José Jiménez Lozano

Tópicos del verano

Contaban algunos discípulos y amigos de don José Ortega y Gasset que, en los veranos, cuando los hijos de aquél, siendo niños, manifestaban el calor que sentían, él les contestaba: «¡Niños, no se dicen evidencias». Y Ortega tenía razón, pero el asunto está en que la mayor parte de las veces hablamos para decir evidencias y tópicos o clichés, y también los escribimos; de tal manera que hace muy poco tiempo, un lingüista, don Delfín Carbonell, ha compuesto un «Diccionario de clichés» encontrados en nuestra literatura, y es un libro que da que pensar lo suyo, porque, trasteándole, se siente la sólida e incómoda impresión de que muchos libros y escritos y nuestras conversaciones están demasiado llenos de evidencias, tópicos y clichés perfectamente evitables. Pero, por otra parte, es casi imposible hablar sin algún tópico, como el de la oscuridad de la noche o del frío de Navidad, y ni que decir tiene de la calorina de agosto, y cosas parecidas.

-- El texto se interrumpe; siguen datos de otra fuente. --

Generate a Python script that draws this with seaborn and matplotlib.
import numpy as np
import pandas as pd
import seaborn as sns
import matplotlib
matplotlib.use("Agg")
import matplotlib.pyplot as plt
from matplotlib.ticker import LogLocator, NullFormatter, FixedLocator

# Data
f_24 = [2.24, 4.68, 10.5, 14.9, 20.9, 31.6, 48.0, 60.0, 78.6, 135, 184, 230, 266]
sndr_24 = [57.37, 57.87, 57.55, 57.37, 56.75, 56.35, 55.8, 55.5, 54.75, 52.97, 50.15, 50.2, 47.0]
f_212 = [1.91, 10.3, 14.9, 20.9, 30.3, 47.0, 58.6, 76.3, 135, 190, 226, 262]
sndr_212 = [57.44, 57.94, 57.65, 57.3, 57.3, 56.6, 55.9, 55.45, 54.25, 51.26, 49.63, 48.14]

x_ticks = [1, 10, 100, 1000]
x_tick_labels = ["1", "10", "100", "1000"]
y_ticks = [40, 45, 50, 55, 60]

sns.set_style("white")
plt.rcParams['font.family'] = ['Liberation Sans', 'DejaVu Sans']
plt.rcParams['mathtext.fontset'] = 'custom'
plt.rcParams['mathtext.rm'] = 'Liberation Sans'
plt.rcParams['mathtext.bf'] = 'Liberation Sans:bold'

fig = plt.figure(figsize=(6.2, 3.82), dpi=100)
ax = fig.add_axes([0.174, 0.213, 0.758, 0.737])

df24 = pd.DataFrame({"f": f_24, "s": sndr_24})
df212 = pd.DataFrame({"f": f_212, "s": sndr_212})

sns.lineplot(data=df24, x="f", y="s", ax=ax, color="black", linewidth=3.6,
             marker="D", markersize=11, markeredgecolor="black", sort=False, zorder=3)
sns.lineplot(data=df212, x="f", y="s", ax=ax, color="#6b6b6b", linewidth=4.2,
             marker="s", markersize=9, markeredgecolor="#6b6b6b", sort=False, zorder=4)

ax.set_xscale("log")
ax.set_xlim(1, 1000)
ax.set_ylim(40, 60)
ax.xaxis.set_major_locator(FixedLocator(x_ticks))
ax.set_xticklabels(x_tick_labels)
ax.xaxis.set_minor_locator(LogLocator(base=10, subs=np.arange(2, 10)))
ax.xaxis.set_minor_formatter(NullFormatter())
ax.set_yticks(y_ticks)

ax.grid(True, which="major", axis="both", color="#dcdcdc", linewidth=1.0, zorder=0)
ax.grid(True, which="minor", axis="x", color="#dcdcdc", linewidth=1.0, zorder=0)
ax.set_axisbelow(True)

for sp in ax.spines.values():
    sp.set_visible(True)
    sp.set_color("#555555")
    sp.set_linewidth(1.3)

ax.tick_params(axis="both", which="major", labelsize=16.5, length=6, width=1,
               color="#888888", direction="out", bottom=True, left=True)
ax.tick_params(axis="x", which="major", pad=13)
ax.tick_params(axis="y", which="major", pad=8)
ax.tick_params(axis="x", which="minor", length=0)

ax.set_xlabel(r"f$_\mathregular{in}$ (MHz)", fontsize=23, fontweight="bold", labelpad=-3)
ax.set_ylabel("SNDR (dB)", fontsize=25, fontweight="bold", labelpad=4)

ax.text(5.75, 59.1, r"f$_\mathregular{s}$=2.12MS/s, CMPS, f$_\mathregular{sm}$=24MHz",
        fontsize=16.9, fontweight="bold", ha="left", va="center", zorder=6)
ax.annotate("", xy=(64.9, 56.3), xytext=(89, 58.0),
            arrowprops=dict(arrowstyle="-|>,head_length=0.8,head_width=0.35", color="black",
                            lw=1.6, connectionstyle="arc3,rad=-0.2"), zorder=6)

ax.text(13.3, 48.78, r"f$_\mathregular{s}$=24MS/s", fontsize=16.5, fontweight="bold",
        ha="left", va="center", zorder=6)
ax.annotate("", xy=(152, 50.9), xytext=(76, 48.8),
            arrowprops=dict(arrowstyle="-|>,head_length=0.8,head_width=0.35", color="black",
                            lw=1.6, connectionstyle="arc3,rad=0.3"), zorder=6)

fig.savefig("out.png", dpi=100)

Y a veces es que no podríamos dejar de lado, por ejemplo, los relacionados con el calor y los frescores con los que los hombres se han defendido de él; pongamos por caso las sombras cuya frescura es muy distinta y graduable, el agua fría o un sorbete, que se venían preparando, desde los romanos, con la nieve reservada en invierno, en pozos muy profundos, cuyo recuerdo ha dejado un rastro hasta que han dejado su rastro, en el nombre de algunas calles de ciudades o pueblos: «Calle del pozo de la Nieve», que era como un servicio comunal.

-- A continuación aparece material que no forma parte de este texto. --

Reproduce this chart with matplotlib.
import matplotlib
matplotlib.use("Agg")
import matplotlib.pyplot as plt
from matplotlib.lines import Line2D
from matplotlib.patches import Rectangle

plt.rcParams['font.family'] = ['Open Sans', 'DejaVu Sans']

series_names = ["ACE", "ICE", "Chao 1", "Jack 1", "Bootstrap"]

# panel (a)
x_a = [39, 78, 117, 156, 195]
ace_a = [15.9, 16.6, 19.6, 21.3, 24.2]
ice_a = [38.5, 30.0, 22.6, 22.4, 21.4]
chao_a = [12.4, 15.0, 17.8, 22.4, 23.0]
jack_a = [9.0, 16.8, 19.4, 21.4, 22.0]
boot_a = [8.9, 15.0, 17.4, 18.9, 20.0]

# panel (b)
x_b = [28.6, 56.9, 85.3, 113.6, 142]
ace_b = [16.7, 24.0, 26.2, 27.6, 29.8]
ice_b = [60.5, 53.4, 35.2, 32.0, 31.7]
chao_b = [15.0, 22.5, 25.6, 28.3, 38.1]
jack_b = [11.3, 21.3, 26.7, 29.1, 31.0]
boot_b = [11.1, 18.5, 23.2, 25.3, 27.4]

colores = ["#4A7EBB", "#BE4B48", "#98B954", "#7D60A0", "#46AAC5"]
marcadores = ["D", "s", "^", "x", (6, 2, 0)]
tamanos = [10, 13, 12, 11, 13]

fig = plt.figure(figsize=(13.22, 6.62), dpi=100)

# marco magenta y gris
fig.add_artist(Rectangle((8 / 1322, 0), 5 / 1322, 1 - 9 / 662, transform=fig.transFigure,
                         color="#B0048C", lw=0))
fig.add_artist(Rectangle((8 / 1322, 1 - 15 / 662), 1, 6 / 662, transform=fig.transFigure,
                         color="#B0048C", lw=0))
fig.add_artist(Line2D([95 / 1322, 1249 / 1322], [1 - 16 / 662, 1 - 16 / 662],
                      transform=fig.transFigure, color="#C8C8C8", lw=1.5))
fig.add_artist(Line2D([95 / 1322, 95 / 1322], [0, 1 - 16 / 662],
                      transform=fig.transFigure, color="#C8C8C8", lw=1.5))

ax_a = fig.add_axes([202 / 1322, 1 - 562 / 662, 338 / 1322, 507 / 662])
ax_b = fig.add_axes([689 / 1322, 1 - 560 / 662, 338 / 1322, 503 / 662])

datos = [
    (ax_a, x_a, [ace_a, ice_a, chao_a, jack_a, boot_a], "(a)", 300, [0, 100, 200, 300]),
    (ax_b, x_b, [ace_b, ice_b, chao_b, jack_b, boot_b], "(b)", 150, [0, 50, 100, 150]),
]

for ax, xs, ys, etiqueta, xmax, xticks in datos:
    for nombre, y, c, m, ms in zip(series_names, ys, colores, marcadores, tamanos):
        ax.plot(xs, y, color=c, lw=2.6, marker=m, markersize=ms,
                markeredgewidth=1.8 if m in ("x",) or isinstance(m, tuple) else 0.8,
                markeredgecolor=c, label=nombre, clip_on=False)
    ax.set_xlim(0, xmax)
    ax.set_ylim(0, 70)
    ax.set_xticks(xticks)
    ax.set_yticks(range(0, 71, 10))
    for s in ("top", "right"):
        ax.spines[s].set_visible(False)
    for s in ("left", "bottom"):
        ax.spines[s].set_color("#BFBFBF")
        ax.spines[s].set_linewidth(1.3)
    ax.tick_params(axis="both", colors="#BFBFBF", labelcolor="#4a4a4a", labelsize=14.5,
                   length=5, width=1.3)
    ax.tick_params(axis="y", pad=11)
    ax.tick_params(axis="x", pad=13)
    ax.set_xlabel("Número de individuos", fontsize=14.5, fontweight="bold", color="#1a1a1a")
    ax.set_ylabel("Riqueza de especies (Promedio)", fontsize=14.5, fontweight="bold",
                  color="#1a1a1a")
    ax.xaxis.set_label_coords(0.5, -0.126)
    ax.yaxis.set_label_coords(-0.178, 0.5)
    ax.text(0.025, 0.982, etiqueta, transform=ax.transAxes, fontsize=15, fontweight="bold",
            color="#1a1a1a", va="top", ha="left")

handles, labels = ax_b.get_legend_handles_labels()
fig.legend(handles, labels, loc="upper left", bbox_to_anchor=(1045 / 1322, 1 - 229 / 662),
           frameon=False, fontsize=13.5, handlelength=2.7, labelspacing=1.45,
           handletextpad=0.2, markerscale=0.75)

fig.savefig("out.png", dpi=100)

Por otro lado, las gentes del Medio Oriente, que siempre vistieron de blanco, tuvieron el genio de la arquitectura de la ciudad y de la casa para defenderse del calor. Las calles eran, y son, estrechísimas, blancor en las paredes de sus casas, de pequeñas ventanas, casi saeteras; y luego estaban los baños y los jardines o huertas: el verdor y la umbría, que es una sombra oscura y húmeda, todo ello un alivio o como la entrada a un paraíso. Y así ocurrirá luego en toda la cuenca mediterránea y en toda España: un huertecillo con una higuera y un moral, y la otra sombra más oscura de un tapial grueso, hecho de barro, y los pozos, las norias, los regatos de un manantial, cosas todas que conformaron un cierto modo nuestro de vivir, contagiado por los islámicos.

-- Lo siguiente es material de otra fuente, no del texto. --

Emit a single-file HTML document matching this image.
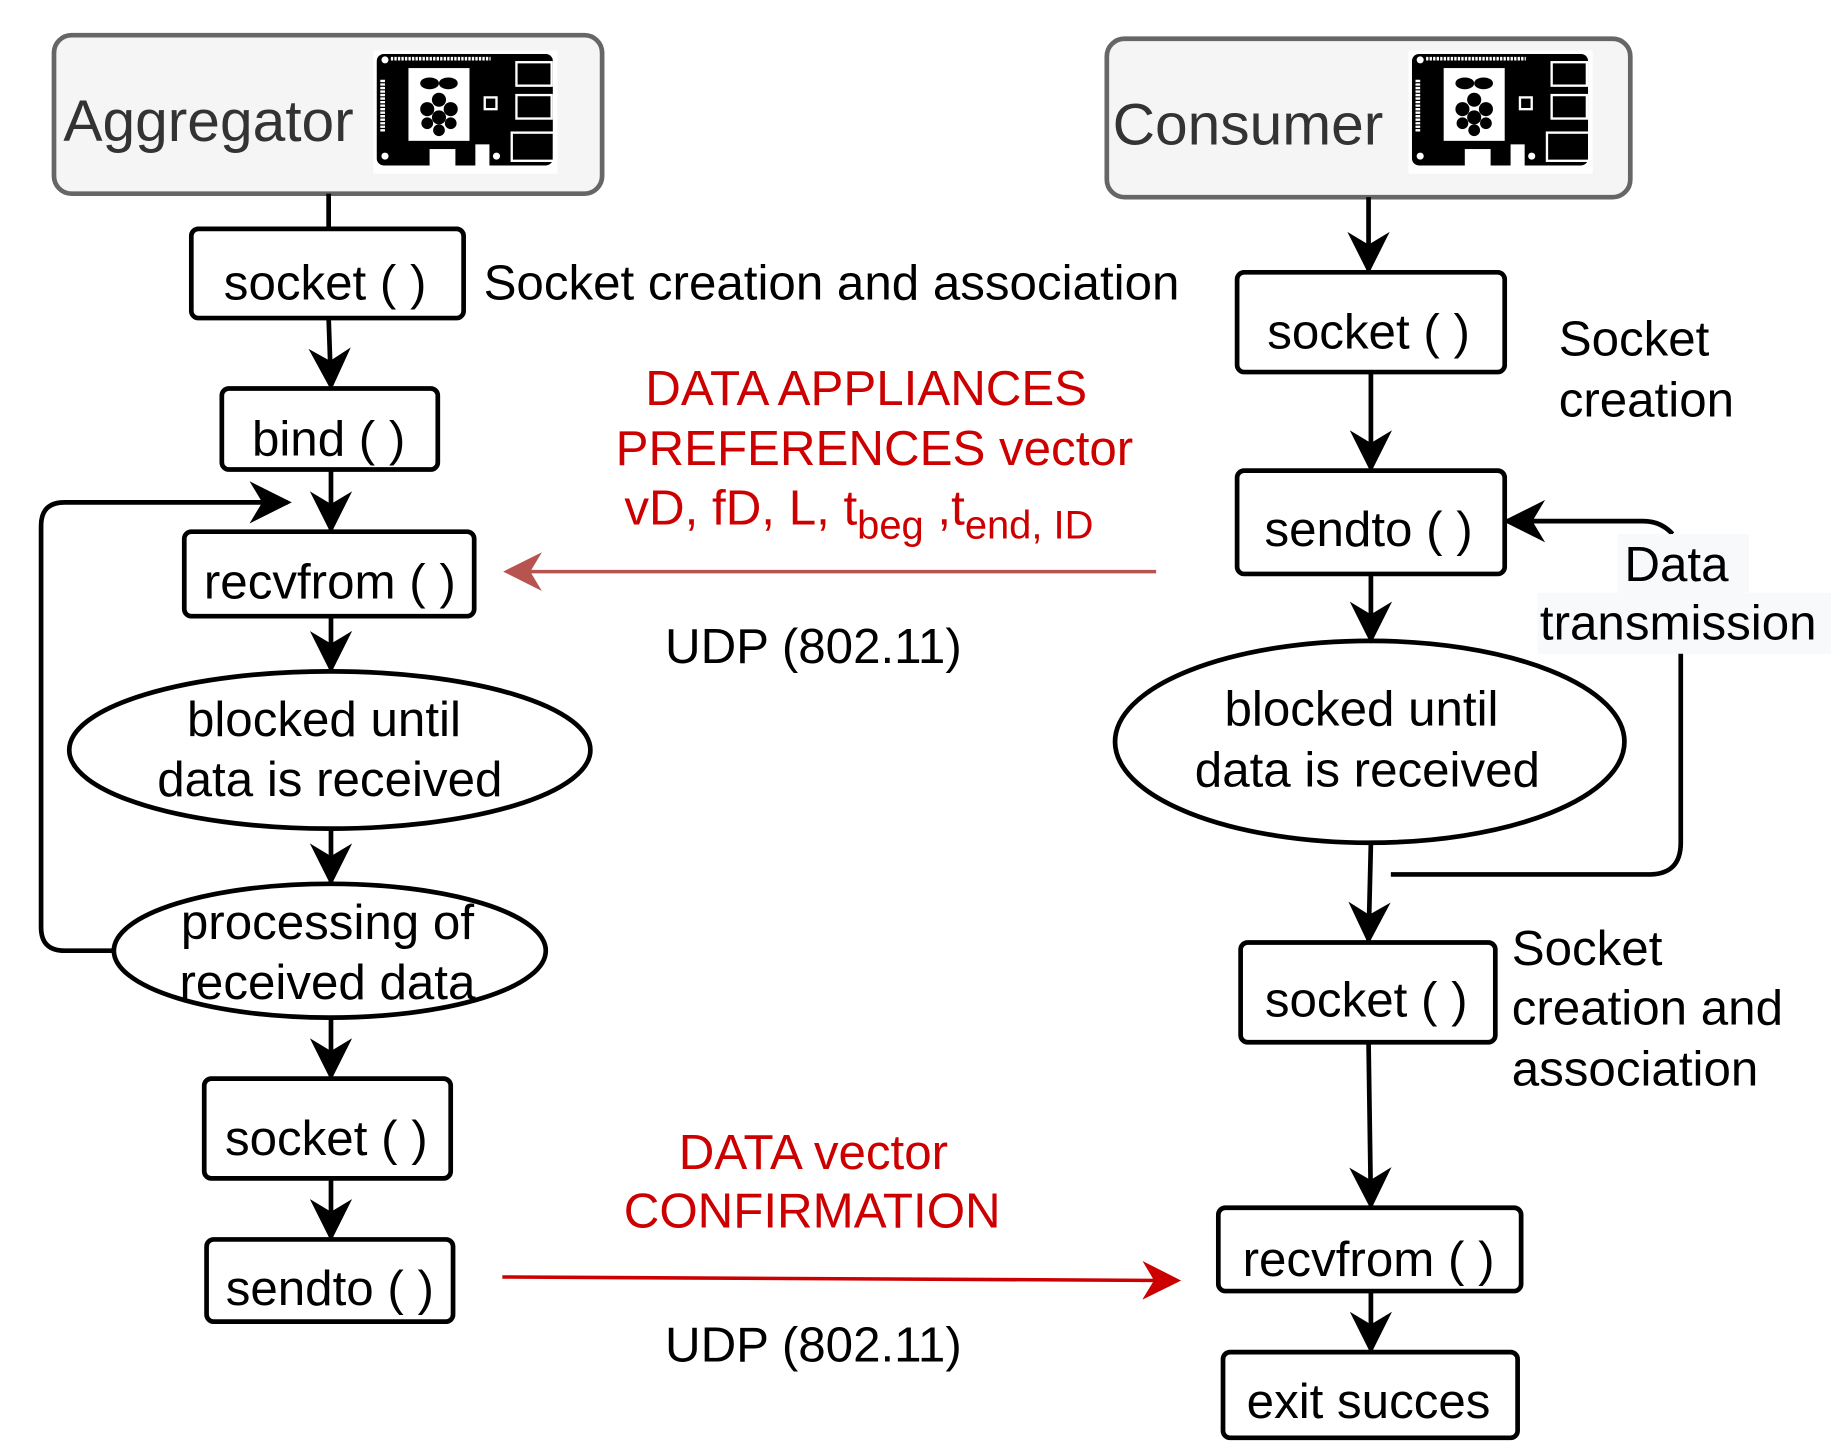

Pero la primacía en este asunto de refrigerios de verano fue siempre para un alimento muy simple: el gazpacho, cuya milenaria composición consistía en pan o galleta tostada de trigo, agua fresquísima, aceite y vinagre, como el que, según nos cuenta el «Libro de Ruth», comió ésta en la era de Boaz, en la aldea de Belén, en tiempo de siega y espigueo, hace unos cuatro mil años. Y el plato no ha variado nada hasta que en el XVII se añadieron tomates, pepinos y pimientos, y más modernamente cualquier cosa; aunque éstas ya son ilustraciones barrocas o variaciones de inventivas regionales o de diversas cocinas de un plato simple y esencial del que lo más impresionante es que, como digo, haya atravesado los siglos, se haya convertido en tópico del verano y en ingrediente de todos los alimentos refrigerantes, y ha sido puesto en todas las mesas, aunque se supone que desconocido en zonas australes. Según Covarrubias, era «comida de segadores y de gente grosera, y ellos debieron ponerle el nombre como se les antojó»; esto es, que él no sabía de dónde venía el nombre de «gazpacho», y trató de derivar la palabra del hebreo, aunque poco convincentemente. Y añadió, como para quitarle importancia al invento, que también entre nosotros, en España, algunos platos calientes se llamaban gazpachos, pero ni entonces ni ahora viene al caso una mención así, y lo importante y llamativo es que la palabra y el plato son, hoy como hace miles de años, un tópico del verano, y parece que no, precisamente, de los tópicos que deben evitarse.